Alonzo King’s 2017 Spring Adventure

16 May

Alonzo King’s 2017 Spring Adventure

Ten dancers were responsible for realizing Alonzo King’s latest adventure, closing the ensemble’s spring season at Yerba Buena Center for the Arts Theatre in a 5 p.m. performance Sunday afternoon May 14.  King is noted for seeking new inspirations and collaborators throughout the life of his ensemble and this time his focus was the inspiration which words can provide.  The non-intermission piece was titled Figures of Speech.

And not just any words, but the lexicon of twelve languages either moribund or held by special groups such as the Basques and the Sephardic Jews who still use Ladino in their lives.  Six of them belong to the North American Indians; three from the mid-West plains, Cheyenne, Comanche and Kiowa, and Mountain Maidu, Nisenan and Ohlone from two areas of the California Sierras and the mid-California coast. Hawaii is represented, Hokkaido, the Northern Territory and Tierra del Fuego.  These brief utterances come from the resources of Bob Holman’s recording collection.

Also credited in the program are David Finn, lighting and video designer; David Murakami, video designer; Colleen Quen, listed for salwar design; Alexander MacSween, composer and Phillip Perkins both composer and audio design.

The 50 minutes presented were marked by twenty-nine separate passages, commenced by Yujin Kim in gauzy off-white with black tracery [presumably language] followed by the full company, the women in short costumes, mixed tones of brown, another with fringe-like yellow and green layers, yet another rust and brown. The men wore trousers, tights, one a skirt, all bare-chested. Behind them at various times were horizontal bands of lights which appeared to be replicas of the languages, or tv-like squares and various lighting effects from the flies, particularly noticeable in the two Theft of Fire passages.

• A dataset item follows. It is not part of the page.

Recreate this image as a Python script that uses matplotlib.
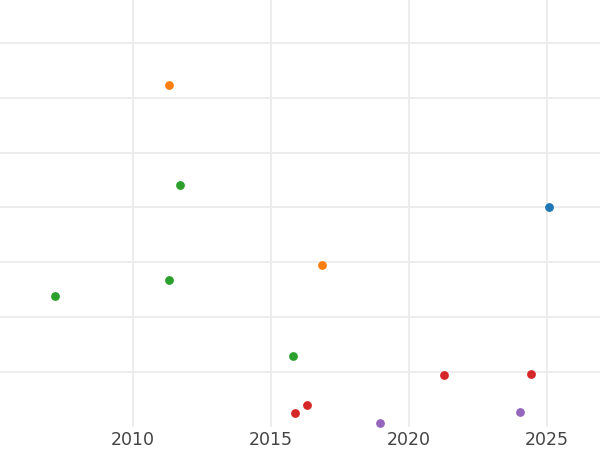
import matplotlib.pyplot as plt

# year, value for each colour group
blue_x, blue_y = [2025.08], [4.00]
orange_x, orange_y = [2011.32, 2016.86], [6.23, 2.95]
green_x = [2011.70, 2011.33, 2007.18, 2015.82]
green_y = [4.41, 2.67, 2.38, 1.30]
red_x = [2021.28, 2024.42, 2016.33, 2015.89]
red_y = [0.95, 0.97, 0.40, 0.25]
purple_x, purple_y = [2018.97, 2024.04], [0.07, 0.27]

xticks = [2010, 2015, 2020, 2025]

fig = plt.figure(figsize=(6, 4.5), dpi=100)
ax = fig.add_axes([0, 23 / 450, 1, 427 / 450])

groups = [
    (blue_x, blue_y, '#1f77b4'),
    (orange_x, orange_y, '#ff7f0e'),
    (green_x, green_y, '#2ca02c'),
    (red_x, red_y, '#d62728'),
    (purple_x, purple_y, '#9467bd'),
]
for gx, gy, c in groups:
    ax.scatter(gx, gy, s=40, color=c, linewidths=0, zorder=3)

ax.set_xlim(2005.19, 2026.93)
ax.set_ylim(0, 7.78)
ax.set_xticks(xticks)
ax.set_yticks([1, 2, 3, 4, 5, 6, 7])
ax.set_yticklabels([])
ax.grid(True, color='#ececec', linewidth=1.3)
ax.set_axisbelow(True)
for s in ax.spines.values():
    s.set_visible(False)
ax.tick_params(axis='both', length=0)
ax.tick_params(axis='x', labelsize=12.5, labelcolor='#444444', pad=3)

fig.savefig('out.png', dpi=100)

My guess is that the passages represented, spoken, chanted or sung represented rituals important to the given language groups, and, clearly, the most likely to survive.  I felt that King’s choreography with its penchant for struggling, stretching by arms and legs and the sometimes tortured nature of a pas de deux emphasized, if not illuminated the languages. Indeed, the program indicated  one prayer song from the Kiowa, A Comanche Hymn, and Aia la ‘o Pele from the Hawaiian. A tad more explanation might have helped.

As usual, I was swept away by the quality and beauty of the dancers, and just how King has helped them to become his eloquent instruments. It’s not hard to see how their physical eloquence has forged such a following both here and in Europe. Rita Felciano’s review for Danceviewtimes, referring to Ingmar Bergman’s Dance of Death in The Seventh Seal, was an apt summation for the near unrelenting choreographic contest framing the winnowing of these tribal communications.

For all the starkness of theme, the warmth of the almost capacity audience was matched by Alonzo King when he presented retiring Ballet Master Arturo Fernandez with a bouquet and proceeded to scatter rose petals on him and the stalwart dancers.